We made the output command line parameter optional. This means we need a default mode if we do not have a name for the output file. In this case, we are just using the name of the template file without the .jinja2 part.

if output is None:
    output = template_file.replace('.jinja2', '')

We need two additional helper methods as Jinja2 template filters to handle quotes and the NULL value for any none objects in the JSON data.

def nullify(elements):
    nullified = []
    for element in elements:
        if element is None:
            nullified.append('NULL')
        else:
            nullified.append(element)

    return nullified

def quotify(elements):
    quotified = []
    for element in elements:
        if type(element) == str:
            element = element.replace('\'', '\'\'')
            quotified.append(f'\'{element}\'')
        else:
            quotified.append(element)

    return quotified

Pass these methods as filters to the template engine’s environment.
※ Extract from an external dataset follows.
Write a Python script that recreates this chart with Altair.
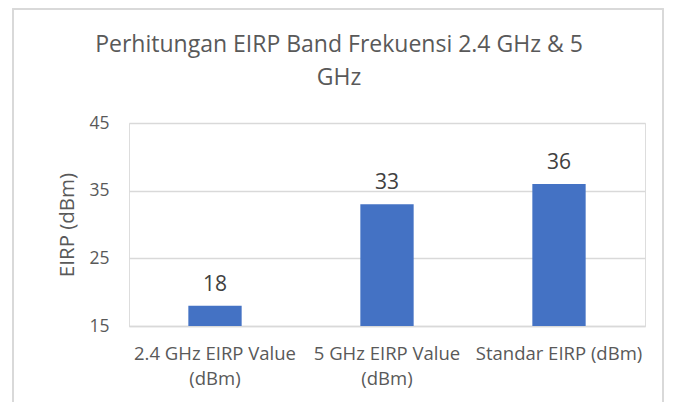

environment.filters['nullify'] = nullify
environment.filters['quotify'] = quotify

Load The Data

Loading the data is just a few command line calls away. Since we are using MariaDB we can just use the mysql command line tool to load the generated SQL files:

mysql \
  --host="mysql_server" \
  --user="user_name" \
  --database="database_name" \
  --password="user_password" \
  001_insert_regions.sql

Otherwise just command line into the database client and copy-paste the file content.

Bonus Steps

As always, there is room for improvement. The following ideas could help developing the data generation concept even further:

Input Validation The command line arguments and the read files are very fragile to invalid input, for example wrong JSON syntax. Implement more graceful error handling. Currently obscure exceptions could make the error search for the user a nightmare (or leave it in if you want to demotivate your users from touching your stuff and need job security).
Several templates at once Extend the command line arguments to accept several templates to bundle several calls into one.
Meta data in the generated file Make meta data in the template available, for example current date time or version of the data generator. This way you can backtrack the origin of a generated test data file.
Automate Data Loading Implement a generic mechanism to automatically load any generated files into the final data store, for example into a (No)SQL database.
Automatic generation of templates You could use some heuristics to automatically generate the templates from input like schema files, table definitions, or other sources. Match names of columns like first_name to the actual method in the Faker library. This is a more complex undertaking and needs a convention over configuration approach. However, the generated templates could still be manually curated to fit the final data model.

Keep on coding and keep on creating! I wish you all a successful 2023!